The Nats have the best pitching staff in baseball, or at least the NL, by a few measures. The lead MLB in FIP, they’re #2 in ERA, and the best and second best teams play in pitcher’s parks. That rotation is the envy of the league. In short, they can pitch.
And they can hit. While their offense isn’t dominant like the pitching, they are ranked 3rd in the NL in runs scored, 5th in OPS, and when totally healthy (which they never seem to be), it is a lineup without holes. In short, they can hit.
So, in short, can they play defense?
Fielding metrics are difficult, for a number of reasons. The numbers get skewed with shifts, for an individual, a full season might not be enough to reflect their abilities with stats like UZR… it’s just kind of a mess. But for teams, with the thousands of opportunities to make errors or outs, we can trust things a bit more. So where do the Nats rank? Starting with the traditional stat of fielding percentage, based on errors:
The Nats shake out in the middle of the pack – actually with the exact MLB fielding percentage – at 17th place. But we all know errors are quite subjective, so let’s take a look at this from a few other angles.
Taking a look at another set of stats, we don’t really want to factor in errors. Instead we can utilize thousands of sets of data that can then be boiled down to one or two stats. I’ll start over at Fangraphs, which is the place I usually go to see individual defensive value. It’s got UZR (Ultimate Zone Rating) which takes data from Baseball Info Solutions “to estimate each fielder’s defensive contribution in theoretical runs above or below an average fielder at his position in that player’s league and year.”

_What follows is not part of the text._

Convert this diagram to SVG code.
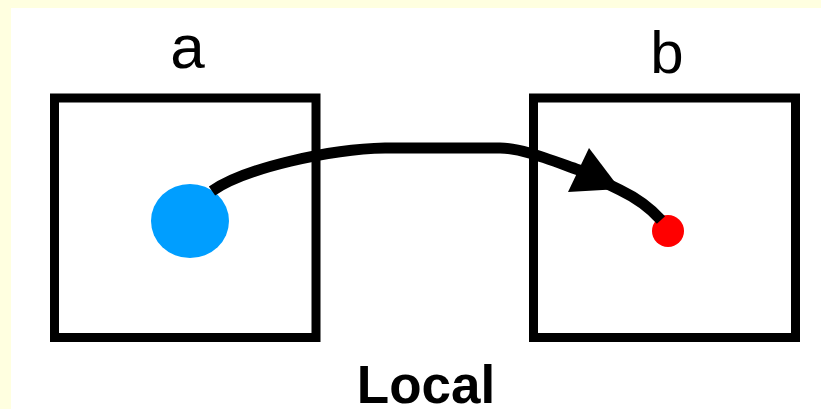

In this case, UZR is part of the inputs for an overall defensive value, Def. Looking at the data for the whole league, team by team this is what we get when ranking by overall defensive value:
Also very much the middle of the pack, just below the average. Fangraphs aren’t the only ones who use Baseball Info Solutions to come up with fancy defensive metrics. Tried and true source for baseball statistics Baseball Reference has a stat called Rtot, which is the same thing as Total Zone. Similar to UZR, it is a defensive runs above average:
For this one, the Nats rank higher on the list, 12th for those who don’t like to press their finger against the monitor and count. They are above average here, a pretty good amount above average, although not in the upper echelon.
But wait, there’s more! We can also look at Baseball Prospectus, a sabermetric pioneer. They have a stat called defensive efficiency, DE:
Again the Nats fall in the middle of the pack – ranking 18th. Although if you look at PADE (Park Adjusted), they in the lower cohort, ranking 24th. I’m a little skeptical of park adjustments in these defensive categories, but I won’t get into that.
By the way, looking back up at the Fangraphs chart, we could also rank by DRS, or defensive runs saved. There they rank 21st, with -16. But there is rather large group that fall from #11, the Orioles at +17 down to the Nats at -16 that don’t look that different compared to the rest of the teams.
Similarly, these other charts show numbers that are sort of in a middle cohort, not because the numbers themselves are so close but just because the numbers tend to jump outside of their group. Looking at the Fangraphs Def rankings, there might not be that much of a difference between the Red Sox at #12 (16.2) and the Angels at #20 (-16.1)… the numbers jump outside of the group.
So there you have it, totally understandable, right?
Ok, the purpose of this wasn’t to confuse with you a million defensive metrics, it was to see how the Nats are doing. And all these numbers point to the same thing – the Nats are pretty middle of the pack in terms of defense. Most show them slightly below average, one shows them a little bit more above average. Nothing really shows them as being terrible, and certainly there’s no indicators that they are spectacular.
In the end, the numbers can’t really be used, on their own, to pin down exactly where the Nats stack up. But together, they indicate that the Nats are a middle-of-the-road defensive team. It answers our general question, and that’s what we came here to do.